-- REQUIRED WORK --
Your task is to output the listing word for word, with pictures excluded.
---- INFORMATION SHOWN
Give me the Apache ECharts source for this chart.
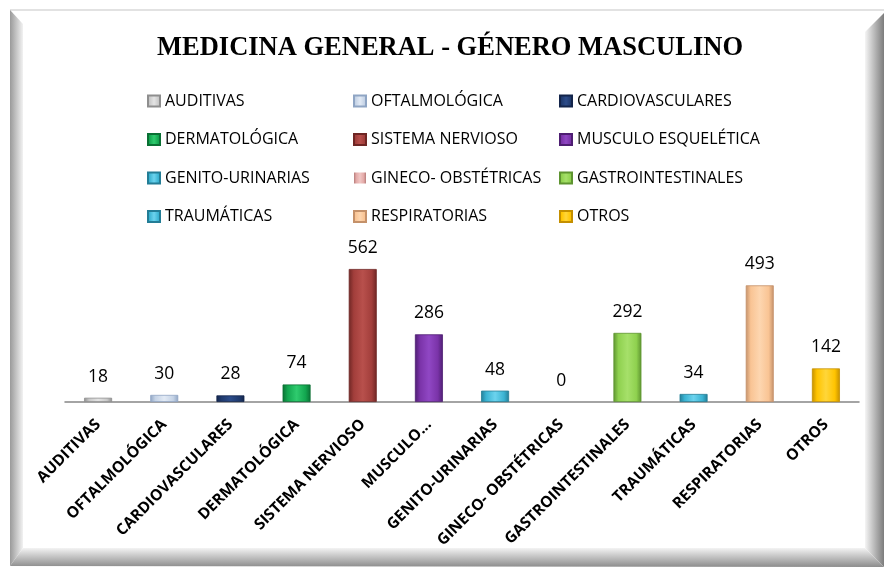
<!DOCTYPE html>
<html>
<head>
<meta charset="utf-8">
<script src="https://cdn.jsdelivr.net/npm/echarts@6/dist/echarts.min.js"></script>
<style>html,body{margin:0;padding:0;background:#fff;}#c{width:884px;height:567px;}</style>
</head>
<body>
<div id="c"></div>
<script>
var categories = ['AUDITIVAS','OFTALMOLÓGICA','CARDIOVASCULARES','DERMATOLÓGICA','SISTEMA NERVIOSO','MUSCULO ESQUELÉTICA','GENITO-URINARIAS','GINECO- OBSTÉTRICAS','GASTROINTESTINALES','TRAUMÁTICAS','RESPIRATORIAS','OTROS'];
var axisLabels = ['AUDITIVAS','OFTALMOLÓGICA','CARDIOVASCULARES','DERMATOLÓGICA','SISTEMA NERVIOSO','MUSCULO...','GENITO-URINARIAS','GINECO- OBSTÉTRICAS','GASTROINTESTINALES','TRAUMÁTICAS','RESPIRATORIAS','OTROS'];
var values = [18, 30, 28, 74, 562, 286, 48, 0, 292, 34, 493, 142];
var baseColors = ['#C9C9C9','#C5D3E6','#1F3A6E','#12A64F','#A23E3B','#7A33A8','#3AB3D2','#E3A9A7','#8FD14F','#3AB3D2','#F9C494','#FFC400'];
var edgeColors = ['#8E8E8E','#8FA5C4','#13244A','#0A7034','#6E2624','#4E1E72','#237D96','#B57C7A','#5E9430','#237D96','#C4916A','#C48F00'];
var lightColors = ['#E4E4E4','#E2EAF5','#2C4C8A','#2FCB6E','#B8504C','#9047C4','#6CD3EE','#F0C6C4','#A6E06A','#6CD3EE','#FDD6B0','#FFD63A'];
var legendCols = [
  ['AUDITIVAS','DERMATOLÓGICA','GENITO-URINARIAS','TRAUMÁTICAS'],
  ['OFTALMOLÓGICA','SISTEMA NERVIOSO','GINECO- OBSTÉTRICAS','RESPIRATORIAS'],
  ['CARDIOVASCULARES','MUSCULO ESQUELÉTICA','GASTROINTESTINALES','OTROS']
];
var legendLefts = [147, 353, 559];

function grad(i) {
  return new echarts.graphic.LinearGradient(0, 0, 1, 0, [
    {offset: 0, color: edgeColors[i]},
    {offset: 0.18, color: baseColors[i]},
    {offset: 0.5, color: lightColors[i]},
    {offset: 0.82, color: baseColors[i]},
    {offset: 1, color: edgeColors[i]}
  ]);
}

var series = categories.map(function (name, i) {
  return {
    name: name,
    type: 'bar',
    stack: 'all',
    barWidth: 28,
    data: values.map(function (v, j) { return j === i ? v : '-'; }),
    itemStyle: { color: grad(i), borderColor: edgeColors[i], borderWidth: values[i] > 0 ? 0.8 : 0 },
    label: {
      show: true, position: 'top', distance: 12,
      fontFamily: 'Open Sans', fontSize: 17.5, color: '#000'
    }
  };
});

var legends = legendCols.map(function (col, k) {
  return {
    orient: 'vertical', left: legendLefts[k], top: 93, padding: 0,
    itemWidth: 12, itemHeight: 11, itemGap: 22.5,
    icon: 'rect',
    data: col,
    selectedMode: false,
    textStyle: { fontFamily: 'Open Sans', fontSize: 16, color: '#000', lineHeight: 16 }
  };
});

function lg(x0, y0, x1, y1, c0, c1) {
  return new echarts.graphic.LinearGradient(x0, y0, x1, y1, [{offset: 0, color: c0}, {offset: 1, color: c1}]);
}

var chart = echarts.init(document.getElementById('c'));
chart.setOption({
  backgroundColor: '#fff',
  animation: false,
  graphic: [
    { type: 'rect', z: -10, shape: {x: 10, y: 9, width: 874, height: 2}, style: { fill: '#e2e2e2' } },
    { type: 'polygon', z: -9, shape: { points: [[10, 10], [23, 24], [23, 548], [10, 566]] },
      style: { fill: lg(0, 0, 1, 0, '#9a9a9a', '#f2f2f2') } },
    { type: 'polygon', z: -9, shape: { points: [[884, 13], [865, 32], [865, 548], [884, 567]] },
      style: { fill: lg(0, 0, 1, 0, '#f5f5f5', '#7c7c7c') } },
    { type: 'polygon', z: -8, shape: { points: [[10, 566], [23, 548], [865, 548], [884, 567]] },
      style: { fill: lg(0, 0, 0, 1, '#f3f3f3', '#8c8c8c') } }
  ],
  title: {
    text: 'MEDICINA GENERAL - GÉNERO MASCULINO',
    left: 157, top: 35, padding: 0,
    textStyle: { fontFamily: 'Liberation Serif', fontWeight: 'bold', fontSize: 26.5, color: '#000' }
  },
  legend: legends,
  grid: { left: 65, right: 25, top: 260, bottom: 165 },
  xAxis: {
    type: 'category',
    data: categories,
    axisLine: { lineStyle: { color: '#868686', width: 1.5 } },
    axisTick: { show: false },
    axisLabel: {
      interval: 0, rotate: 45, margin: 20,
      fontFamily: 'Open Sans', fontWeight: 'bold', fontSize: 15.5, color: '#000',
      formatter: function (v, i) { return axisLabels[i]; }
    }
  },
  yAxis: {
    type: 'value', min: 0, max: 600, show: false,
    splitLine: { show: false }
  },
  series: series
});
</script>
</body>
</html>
--------
-- TASK RESPONSE --
Give me the Apache ECharts source for this chart.
<!DOCTYPE html>
<html>
<head>
<meta charset="utf-8">
<script src="https://cdn.jsdelivr.net/npm/echarts@6/dist/echarts.min.js"></script>
<style>html,body{margin:0;padding:0;background:#fff;}#c{width:884px;height:567px;}</style>
</head>
<body>
<div id="c"></div>
<script>
var categories = ['AUDITIVAS','OFTALMOLÓGICA','CARDIOVASCULARES','DERMATOLÓGICA','SISTEMA NERVIOSO','MUSCULO ESQUELÉTICA','GENITO-URINARIAS','GINECO- OBSTÉTRICAS','GASTROINTESTINALES','TRAUMÁTICAS','RESPIRATORIAS','OTROS'];
var axisLabels = ['AUDITIVAS','OFTALMOLÓGICA','CARDIOVASCULARES','DERMATOLÓGICA','SISTEMA NERVIOSO','MUSCULO...','GENITO-URINARIAS','GINECO- OBSTÉTRICAS','GASTROINTESTINALES','TRAUMÁTICAS','RESPIRATORIAS','OTROS'];
var values = [18, 30, 28, 74, 562, 286, 48, 0, 292, 34, 493, 142];
var baseColors = ['#C9C9C9','#C5D3E6','#1F3A6E','#12A64F','#A23E3B','#7A33A8','#3AB3D2','#E3A9A7','#8FD14F','#3AB3D2','#F9C494','#FFC400'];
var edgeColors = ['#8E8E8E','#8FA5C4','#13244A','#0A7034','#6E2624','#4E1E72','#237D96','#B57C7A','#5E9430','#237D96','#C4916A','#C48F00'];
var lightColors = ['#E4E4E4','#E2EAF5','#2C4C8A','#2FCB6E','#B8504C','#9047C4','#6CD3EE','#F0C6C4','#A6E06A','#6CD3EE','#FDD6B0','#FFD63A'];
var legendCols = [
  ['AUDITIVAS','DERMATOLÓGICA','GENITO-URINARIAS','TRAUMÁTICAS'],
  ['OFTALMOLÓGICA','SISTEMA NERVIOSO','GINECO- OBSTÉTRICAS','RESPIRATORIAS'],
  ['CARDIOVASCULARES','MUSCULO ESQUELÉTICA','GASTROINTESTINALES','OTROS']
];
var legendLefts = [147, 353, 559];

function grad(i) {
  return new echarts.graphic.LinearGradient(0, 0, 1, 0, [
    {offset: 0, color: edgeColors[i]},
    {offset: 0.18, color: baseColors[i]},
    {offset: 0.5, color: lightColors[i]},
    {offset: 0.82, color: baseColors[i]},
    {offset: 1, color: edgeColors[i]}
  ]);
}

var series = categories.map(function (name, i) {
  return {
    name: name,
    type: 'bar',
    stack: 'all',
    barWidth: 28,
    data: values.map(function (v, j) { return j === i ? v : '-'; }),
    itemStyle: { color: grad(i), borderColor: edgeColors[i], borderWidth: values[i] > 0 ? 0.8 : 0 },
    label: {
      show: true, position: 'top', distance: 12,
      fontFamily: 'Open Sans', fontSize: 17.5, color: '#000'
    }
  };
});

var legends = legendCols.map(function (col, k) {
  return {
    orient: 'vertical', left: legendLefts[k], top: 93, padding: 0,
    itemWidth: 12, itemHeight: 11, itemGap: 22.5,
    icon: 'rect',
    data: col,
    selectedMode: false,
    textStyle: { fontFamily: 'Open Sans', fontSize: 16, color: '#000', lineHeight: 16 }
  };
});

function lg(x0, y0, x1, y1, c0, c1) {
  return new echarts.graphic.LinearGradient(x0, y0, x1, y1, [{offset: 0, color: c0}, {offset: 1, color: c1}]);
}

var chart = echarts.init(document.getElementById('c'));
chart.setOption({
  backgroundColor: '#fff',
  animation: false,
  graphic: [
    { type: 'rect', z: -10, shape: {x: 10, y: 9, width: 874, height: 2}, style: { fill: '#e2e2e2' } },
    { type: 'polygon', z: -9, shape: { points: [[10, 10], [23, 24], [23, 548], [10, 566]] },
      style: { fill: lg(0, 0, 1, 0, '#9a9a9a', '#f2f2f2') } },
    { type: 'polygon', z: -9, shape: { points: [[884, 13], [865, 32], [865, 548], [884, 567]] },
      style: { fill: lg(0, 0, 1, 0, '#f5f5f5', '#7c7c7c') } },
    { type: 'polygon', z: -8, shape: { points: [[10, 566], [23, 548], [865, 548], [884, 567]] },
      style: { fill: lg(0, 0, 0, 1, '#f3f3f3', '#8c8c8c') } }
  ],
  title: {
    text: 'MEDICINA GENERAL - GÉNERO MASCULINO',
    left: 157, top: 35, padding: 0,
    textStyle: { fontFamily: 'Liberation Serif', fontWeight: 'bold', fontSize: 26.5, color: '#000' }
  },
  legend: legends,
  grid: { left: 65, right: 25, top: 260, bottom: 165 },
  xAxis: {
    type: 'category',
    data: categories,
    axisLine: { lineStyle: { color: '#868686', width: 1.5 } },
    axisTick: { show: false },
    axisLabel: {
      interval: 0, rotate: 45, margin: 20,
      fontFamily: 'Open Sans', fontWeight: 'bold', fontSize: 15.5, color: '#000',
      formatter: function (v, i) { return axisLabels[i]; }
    }
  },
  yAxis: {
    type: 'value', min: 0, max: 600, show: false,
    splitLine: { show: false }
  },
  series: series
});
</script>
</body>
</html>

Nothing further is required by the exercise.